Pro Tip: Start by surfacing the risk score as information only — show it on every pull request for a few weeks before you let it block or gate anything. Teams trust a score far more once they’ve watched it quietly agree with their own instincts, and you’ll catch a miscalibrated model before it ever stops a safe release.
When to Use / When Not
| Scenario | Use | Avoid |
|---|---|---|
| High-volume pipeline where reviewers can’t scrutinize every change equally | ✅ | |
| Brand-new project with almost no deployment history to learn from | ❌ | |
| Regulated areas (payments, auth, data migrations) needing consistent extra scrutiny | ✅ | |
| A team that would treat the score as gospel and stop reviewing changes themselves | ❌ | |
| Deciding which changes deserve canary rollout versus a direct ship | ✅ |
Common Misconception
Myth: A deployment risk score tells you whether a change is safe to deploy.
Reality: It tells you the probability of trouble, not a verdict. A low score is not a guarantee, and a high score is not a veto — it’s a recommendation to test harder or roll out more carefully. Treating the number as a yes/no answer is how teams get burned, because it quietly drops the human judgment the score was meant to support, not replace.
One Sentence to Remember
Deployment risk assessment turns “is this change safe?” from a gut feeling into a signal your pipeline can act on — so the riskiest changes get the most scrutiny and the routine ones move fast.
FAQ
Q: How is deployment risk assessment different from regular code review?
A: Code review judges whether the code is correct and readable. Risk assessment estimates how much damage it could do if something slips through — and uses that to decide how much review and testing it deserves.
Q: Do you need machine learning to do deployment risk assessment?
A: No. Simple rule-based scoring (change size, files touched, sensitive areas) works well. Machine learning helps once you have enough deployment history for a model to learn patterns that fixed rules miss.
Q: What signals go into a deployment risk score?
A: Typically change size, number of files touched, test coverage of the changed code, whether it touches sensitive areas like billing or auth, author familiarity, and the change history of the affected files.
Expert Takes
A risk score is a probability estimate, not a measurement. It says a change resembles past changes that caused trouble — nothing more. The honest framing is statistical: most high-risk changes still deploy fine, and some low-risk ones break things. Treat the number as evidence that shifts your prior, not as a fact about the future. Calibration, not confidence, is what makes it trustworthy.

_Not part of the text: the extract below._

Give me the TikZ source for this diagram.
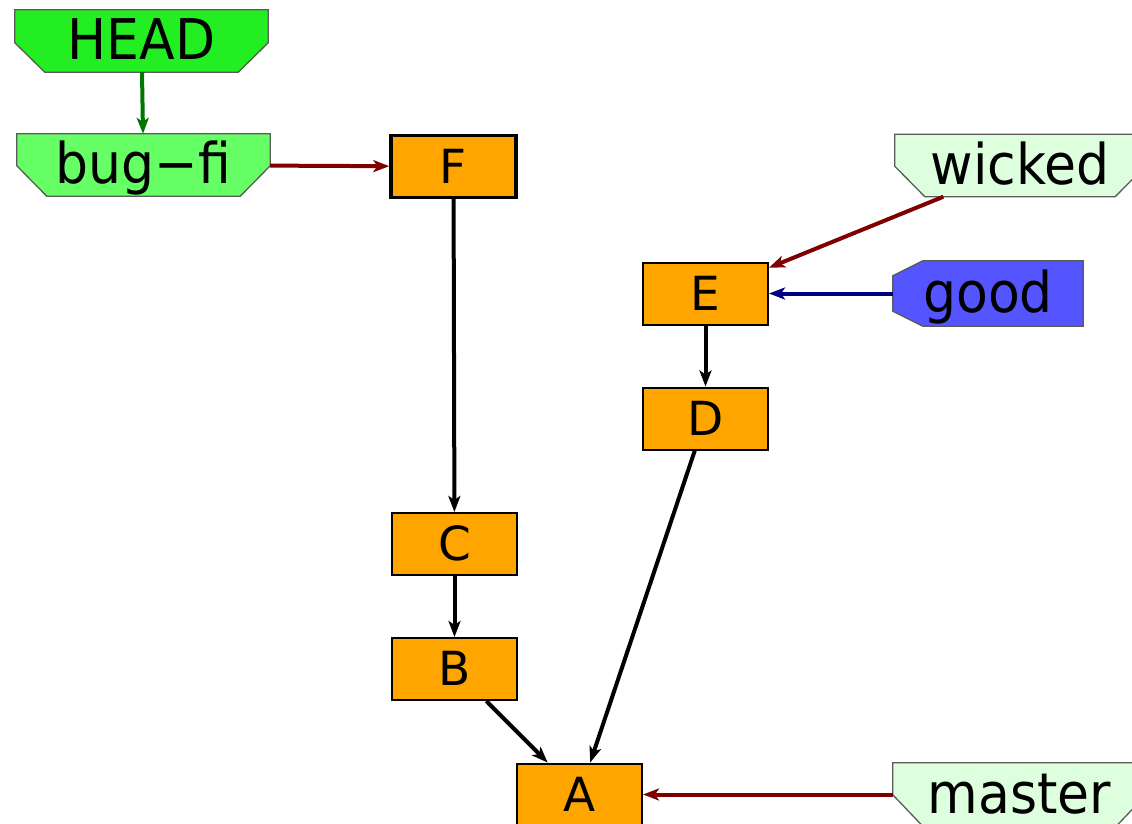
\documentclass[tikz,border=0pt]{standalone}
\usepackage{fontspec}
\setmainfont{DejaVu Sans}
\usetikzlibrary{arrows.meta,backgrounds,calc}
\definecolor{headgreen}{RGB}{34,238,34}
\definecolor{branchgreen}{RGB}{102,255,102}
\definecolor{palegreen}{RGB}{221,255,221}
\definecolor{goodblue}{RGB}{85,85,255}
\definecolor{commitorange}{RGB}{255,165,0}
\definecolor{edgered}{RGB}{128,0,0}
\definecolor{edgegreen}{RGB}{0,120,0}
\definecolor{edgenavy}{RGB}{0,0,128}
\definecolor{tagborder}{RGB}{90,90,90}
\newcommand\talltext[1]{\scalebox{1}[1.08]{#1}}
\begin{document}
\begin{tikzpicture}[x=1pt,y=-1pt,
  commit/.style={draw=black,fill=commitorange,line width=2pt,minimum width=125pt,minimum height=62pt,inner sep=0pt,
    font=\fontsize{47}{54}\selectfont,text height=33pt,text depth=0pt},
  lbl/.style={inner sep=0pt,minimum height=62pt,
    font=\fontsize{52}{60}\selectfont,text height=37pt,text depth=0pt},
  tagshape/.style={draw=tagborder,line width=1.3pt,line join=miter},
  edge/.style={line width=4pt,-{Stealth[length=16pt,width=12pt,inset=4pt]}}]
\clip (0,0) rectangle (1132,824);
\useasboundingbox (0,0) rectangle (1132,824);

% commits
\node[commit,line width=3.4pt] (F) at (453.5,166.5) {F};
\node[commit] (E) at (705.5,293.5) {E};
\node[commit] (D) at (705.5,418.5) {D};
\node[commit] (C) at (454.5,544) {C};
\node[commit] (B) at (454.5,669) {B};
\node[commit] (A) at (579.5,794.5) {A};

% labels
\node[lbl,minimum width=253pt] (head) at (141.5,41) {\talltext{HEAD}};
\node[lbl,minimum width=253pt] (bugfi) at (143.5,165) {\talltext{bug−fi}};
\node[lbl,minimum width=250pt] (wicked) at (1020,165.5) {\talltext{wicked}};
\node[lbl,minimum width=190pt,minimum height=65pt] (good) at (988,293.5) {\talltext{good}};
\node[lbl,minimum width=253pt,minimum height=63pt] (master) at (1019.5,794.5) {\talltext{master}};

\begin{pgfonlayer}{background}
  \path[tagshape,fill=headgreen]
    (head.north west) -- (head.north east) -- ($(head.north east)+(0,33)$)
    -- ($(head.south east)+(-30,0)$) -- ($(head.south west)+(30,0)$)
    -- ($(head.north west)+(0,33)$) -- cycle;
  \path[tagshape,fill=branchgreen]
    (bugfi.north west) -- (bugfi.north east) -- ($(bugfi.north east)+(0,32)$)
    -- ($(bugfi.south east)+(-30,0)$) -- ($(bugfi.south west)+(30,0)$)
    -- ($(bugfi.north west)+(0,32)$) -- cycle;
  \path[tagshape,fill=palegreen]
    (wicked.north west) -- (wicked.north east) -- ($(wicked.north east)+(0,32)$)
    -- ($(wicked.south east)+(-30,0)$) -- ($(wicked.south west)+(30,0)$)
    -- ($(wicked.north west)+(0,32)$) -- cycle;
  \path[tagshape,fill=palegreen]
    (master.north west) -- (master.north east) -- ($(master.north east)+(0,32)$)
    -- ($(master.south east)+(-30,0)$) -- ($(master.south west)+(30,0)$)
    -- ($(master.north west)+(0,32)$) -- cycle;
  \path[tagshape,fill=goodblue]
    ($(good.north west)+(30,0)$) -- (good.north east) -- (good.south east)
    -- ($(good.south west)+(30,0)$) -- ($(good.south west)+(0,-15)$)
    -- ($(good.north west)+(0,15)$) -- cycle;
\end{pgfonlayer}

% edges
\draw[edge,edgegreen] (head) -- (bugfi);
\draw[edge,edgered] (bugfi) -- (F);
\draw[edge,black] (F) -- (C);
\draw[edge,black] (C) -- (B);
\draw[edge,black] (B) -- (A);
\draw[edge,black] (D) -- (A);
\draw[edge,black] (E) -- (D);
\draw[edge,edgered] (wicked) -- (E);
\draw[edge,edgenavy] (good) -- (E);
\draw[edge,edgered] (master) -- (A);
\end{tikzpicture}
\end{document}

The score is only as good as the signals you feed it. If your pipeline can’t see which files a change touches, how well they’re tested, or their incident history, the model is guessing. Get the inputs clean and explicit first — change scope, coverage, sensitive-path tags — then wire the score into routing decisions. A well-specified input pipeline beats a clever model on noisy data every time.
Teams shipping dozens of times a day can’t review every change with equal depth — and pretending otherwise is how velocity dies. Risk scoring is how you scale judgment without scaling headcount. The teams that win route their best attention to the changes that actually threaten production and let the routine stuff fly. That’s not cutting corners. That’s deciding where the corners even are.
A risk score quietly encodes who and what a system distrusts. If it learns from biased history, it may flag a newcomer’s safe change while waving through a senior engineer’s dangerous one. And when a number gates a release, who owns the failure it missed — the model, the team that trusted it, or the people who never saw the change at all? Worth asking before the score starts deciding.